O que a Anistia acha da prática de dinheiro por sangue?
Essa prática permite que uma restituição seja paga à família da vítima em troca da retirada da pena de morte. Mas para poder participar desse sistema, você precisa ter fundos ou acesso aos fundos em seu país de origem. Muitas vezes, trabalhadores imigrantes sentenciados à morte são pobres e não têm chance nesse aspecto.

A corrupção desempenha um papel nessa questão do dinheiro por sangue, não?
Não quero especular, então, não posso comentar isso. O sistema de dinheiro por sangue tem muitos erros em si, porque favorece a riqueza. Se outros países como a Indonésia ou as Filipinas tentam apoiar a coleta desses fundos, eles têm um trabalho em potencial contra a pena de morte. Então, eles retomam a pena de morte em seu próprio país, mas trabalham contra isso quando se trata de seus cidadãos enfrentando a execução no exterior. Há uma mensagem confusa aqui, o que achamos digno de nota.

Mas, no geral, a pena de morte está em declínio. Qual é sua perspectiva para o futuro no que diz respeito aos casos mais preocupantes?

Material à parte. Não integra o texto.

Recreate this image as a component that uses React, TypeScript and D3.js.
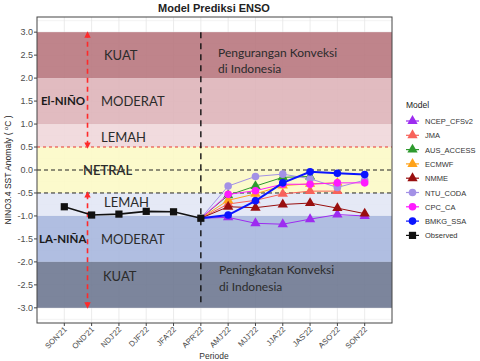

Os países que continuam executando em altos níveis – China, Irã, Iraque e Arábia Saudita, partes dos Estados Unidos, Somália, Sudão – estão se tornando cada vez mais isolados. Não os vejo realmente parando com as execuções. Ao contrário, os números no Irã e Iraque podem subir nos próximos anos. Os Estados Unidos estão se distanciando do uso em larga escala da pena de morte, o que é crucial. Outros países hoje apontam para os EUA e dizem: “Eles ainda têm a pena de morte, então também deveríamos ter”. Ano passado vimos o estado de Maryland abolir a pena; este ano, New Hampshire deve seguir o exemplo, o que significa a 19º abolição. Mas você ainda têm esse movimento isolacionista, com a maioria das execuções levadas adiante em um único estado, o Texas. A situação nos Estados Unidos é similar à de outras partes do mundo: sim, a pena de morte ainda está legalmente disponível, mas a jurisdição que realmente se utiliza dela está cada vez mais isolada.